Every song is a tightly machined unit of guitar rock laced with the synthesiser sound de jour, each one coming in between two and three and a half minutes. Like the frozen berry pullaparts you could get at the supermarket to make that 10pm work night a little special you could do the lot of pick sections as needed. That's why this album has the sense of being a long suite of statements rather than a dynamic flow of moments weighted accordingly.
That is almost true. In fact, the Mothersbaughs were sharp songwriters with a good ear for hooks. So, while this album is like a small chrome berry pullapart there are some songs that make compilation albums despite never being singles. The massive title track with its great doubletracked vocals and guitar assault emerges from an assembly lined thunder on electric tom toms. Freedom from choice is what you want. This was a single. So was Whip It. Bizarrely, this shout against the coming storm of Reaganomics with its disturbing video of distorted Americana went top 40. Gates of Steel bursts into the light as a brilliant keyboard fanfare lifted by guitar wash from below. The steely vocals describe the human lot (half a goon and half a god) recalling Beatle's choruses as much as the hard nosed authority from above already looming on the horizon. It's a masterpiece.

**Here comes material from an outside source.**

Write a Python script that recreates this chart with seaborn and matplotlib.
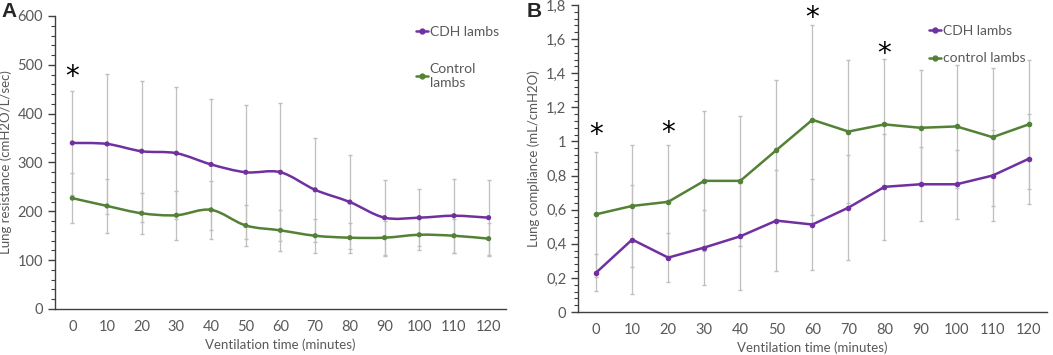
import numpy as np
import pandas as pd
import matplotlib
matplotlib.use("Agg")
import matplotlib.pyplot as plt
import seaborn as sns
from matplotlib.path import Path
from matplotlib.patches import PathPatch
from matplotlib.lines import Line2D
from matplotlib.ticker import MultipleLocator, FuncFormatter, FixedLocator

# ---------------- data ----------------
times = [0, 10, 20, 30, 40, 50, 60, 70, 80, 90, 100, 110, 120]

res_cdh = [340, 338, 323, 319, 296, 280, 280, 244, 219, 187, 187, 191, 187]
res_cdh_err = [107, 143, 144, 135, 134, 137, 141, 106, 96, 78, 59, 76, 78]
res_ctrl = [227, 211, 196, 192, 203, 171, 161, 150, 146, 146, 152, 150, 144]
res_ctrl_err = [51, 55, 42, 50, 59, 41, 42, 35, 31, 35, 32, 35, 33]

comp_cdh = [0.231, 0.425, 0.319, 0.378, 0.444, 0.536, 0.513, 0.612, 0.734, 0.749, 0.749, 0.800, 0.898]
comp_cdh_err = [0.11, 0.32, 0.143, 0.218, 0.313, 0.295, 0.265, 0.309, 0.309, 0.217, 0.203, 0.268, 0.262]
comp_ctrl = [0.573, 0.622, 0.646, 0.769, 0.769, 0.949, 1.127, 1.058, 1.100, 1.080, 1.088, 1.025, 1.100]
comp_ctrl_err = [0.366, 0.36, 0.336, 0.409, 0.379, 0.411, 0.556, 0.419, 0.381, 0.338, 0.36, 0.403, 0.377]

sig_res_times = [0]
sig_res_y = [490]
sig_comp_times = [0, 20, 60, 80]
sig_comp_y = [1.08, 1.09, 1.765, 1.555]

PURPLE = "#7030A0"
GREEN = "#538135"
GRAY_TXT = "#595959"
ERR = "#BFBFBF"
FS_TICK = 10.5
FS_LAB = 9.5
FS_LEG = 10

sns.set_theme(style="white")
plt.rcParams["font.family"] = ["Lato", "DejaVu Sans"]

fig = plt.figure(figsize=(10.53, 3.55), dpi=100)
axA = fig.add_axes([0.0522, 0.1296, 0.4283, 0.8254])
axB = fig.add_axes([0.549, 0.121, 0.445, 0.865])

pos = np.arange(len(times))


def smooth_path(x, y):
    x = np.asarray(x, float)
    y = np.asarray(y, float)
    P = np.column_stack([x, y])
    verts = [P[0]]
    codes = [Path.MOVETO]
    n = len(P)
    for i in range(n - 1):
        p0 = P[i - 1] if i > 0 else P[i]
        p1 = P[i]
        p2 = P[i + 1]
        p3 = P[i + 2] if i + 2 < n else P[i + 1]
        c1 = p1 + (p2 - p0) / 6.0
        c2 = p2 - (p3 - p1) / 6.0
        verts += [c1, c2, p2]
        codes += [Path.CURVE4] * 3
    return Path(verts, codes)


def style_axis(ax):
    for s in ["top", "right"]:
        ax.spines[s].set_visible(False)
    for s in ["left", "bottom"]:
        ax.spines[s].set_color("#404040")
        ax.spines[s].set_linewidth(1.0)
    ax.set_xlim(-0.5, len(times) - 0.5)
    ax.xaxis.set_major_locator(FixedLocator(pos))
    ax.set_xticklabels([str(t) for t in times])
    ax.xaxis.set_minor_locator(FixedLocator(np.arange(0.5, len(times), 1.0)))
    ax.tick_params(axis="x", which="major", length=0, pad=8, labelsize=FS_TICK, labelcolor=GRAY_TXT)
    ax.tick_params(axis="x", which="minor", length=4, direction="in", color="#404040", width=1)
    ax.tick_params(axis="y", which="major", length=5, direction="out", color="#404040", width=1,
                   labelsize=FS_TICK, labelcolor=GRAY_TXT, left=True)
    ax.tick_params(axis="y", which="minor", length=3, direction="out", color="#404040", width=0.8, left=True)
    ax.set_xlabel("Ventilation time (minutes)", fontsize=FS_LAB, color=GRAY_TXT, labelpad=3)
    ax.grid(False)


def star(ax, x, y):
    ax.annotate("*", xy=(x, y), xytext=(0, -5), textcoords="offset points",
                fontsize=20, ha="center", va="center", color="black", family="DejaVu Sans")


# ---------------- panel A ----------------
axA.errorbar(pos, res_cdh, yerr=res_cdh_err, fmt="none", ecolor=ERR, elinewidth=0.9, capsize=1.5, zorder=1)
axA.errorbar(pos, res_ctrl, yerr=res_ctrl_err, fmt="none", ecolor=ERR, elinewidth=0.9, capsize=1.5, zorder=1)
for vals, col in [(res_cdh, PURPLE), (res_ctrl, GREEN)]:
    axA.add_patch(PathPatch(smooth_path(pos, vals), facecolor="none", edgecolor=col, lw=1.8, zorder=2))
dfA = pd.DataFrame({"pos": np.concatenate([pos, pos]),
                    "val": res_cdh + res_ctrl,
                    "grp": ["CDH lambs"] * len(pos) + ["Control lambs"] * len(pos)})
sns.scatterplot(data=dfA, x="pos", y="val", hue="grp", palette=[PURPLE, GREEN], s=14,
                edgecolor="none", ax=axA, legend=False, zorder=3)
axA.set_ylim(0, 600)
axA.yaxis.set_major_locator(MultipleLocator(100))
axA.yaxis.set_minor_locator(MultipleLocator(20))
style_axis(axA)
axA.set_ylabel("Lung resistance (cmH2O/L/sec)", fontsize=FS_LAB, color=GRAY_TXT, labelpad=4)
for t, yv in zip(sig_res_times, sig_res_y):
    star(axA, times.index(t), yv)
hA = [Line2D([], [], color=PURPLE, marker="o", markersize=3.5, lw=1.8),
      Line2D([], [], color=GREEN, marker="o", markersize=3.5, lw=1.8)]
axA.legend(hA, ["CDH lambs", "Control\nlambs"], loc="upper left", bbox_to_anchor=(0.772, 1.01),
           frameon=False, handlelength=0.9, handletextpad=0.1, labelspacing=1.8,
           fontsize=FS_LEG, labelcolor=GRAY_TXT)

# ---------------- panel B ----------------
axB.errorbar(pos, comp_cdh, yerr=comp_cdh_err, fmt="none", ecolor=ERR, elinewidth=0.9, capsize=1.5, zorder=1)
axB.errorbar(pos, comp_ctrl, yerr=comp_ctrl_err, fmt="none", ecolor=ERR, elinewidth=0.9, capsize=1.5, zorder=1)
dfB = pd.DataFrame({"pos": np.concatenate([pos, pos]),
                    "val": comp_cdh + comp_ctrl,
                    "grp": ["CDH lambs"] * len(pos) + ["control lambs"] * len(pos)})
sns.lineplot(data=dfB, x="pos", y="val", hue="grp", palette=[PURPLE, GREEN], marker="o",
             markersize=4, markeredgewidth=0, lw=1.8, ax=axB, legend=False, zorder=2)
axB.set_ylim(0, 1.8)
axB.yaxis.set_major_locator(MultipleLocator(0.2))
axB.yaxis.set_minor_locator(MultipleLocator(0.04))
axB.yaxis.set_major_formatter(FuncFormatter(lambda v, p: ("%g" % round(v, 2)).replace(".", ",")))
style_axis(axB)
axB.set_ylabel("Lung compliance (mL/cmH2O)", fontsize=FS_LAB, color=GRAY_TXT, labelpad=4)
for t, yv in zip(sig_comp_times, sig_comp_y):
    star(axB, times.index(t), yv)
axB.legend(hA, ["CDH lambs", "control lambs"], loc="upper left", bbox_to_anchor=(0.722, 0.975),
           frameon=False, handlelength=0.9, handletextpad=0.1, labelspacing=1.1,
           fontsize=FS_LEG, labelcolor=GRAY_TXT)

fig.text(0.001, 0.995, "A", fontsize=15, fontweight="bold", ha="left", va="top", family="Liberation Sans")
fig.text(0.5, 0.995, "B", fontsize=15, fontweight="bold", ha="left", va="top", family="Liberation Sans")

fig.savefig("out.png", dpi=100)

So, while I thought it best not to go track by track in agreement with the intended uniformity of the record it's worth noting the efforts of any vision-led band who are too good to quite appear machine perfect and break into a very tough and sweating invention. Devo, by the nature of that vision, were not long for continuation beyond the point of repetition but even that suited them. A million compilations with unvarying tracklistings later and The Rolling Stones are simply still on the market in bitesize units. Devo's built-in endurance gives us a futureproofed perfection. Beat that, Eagles.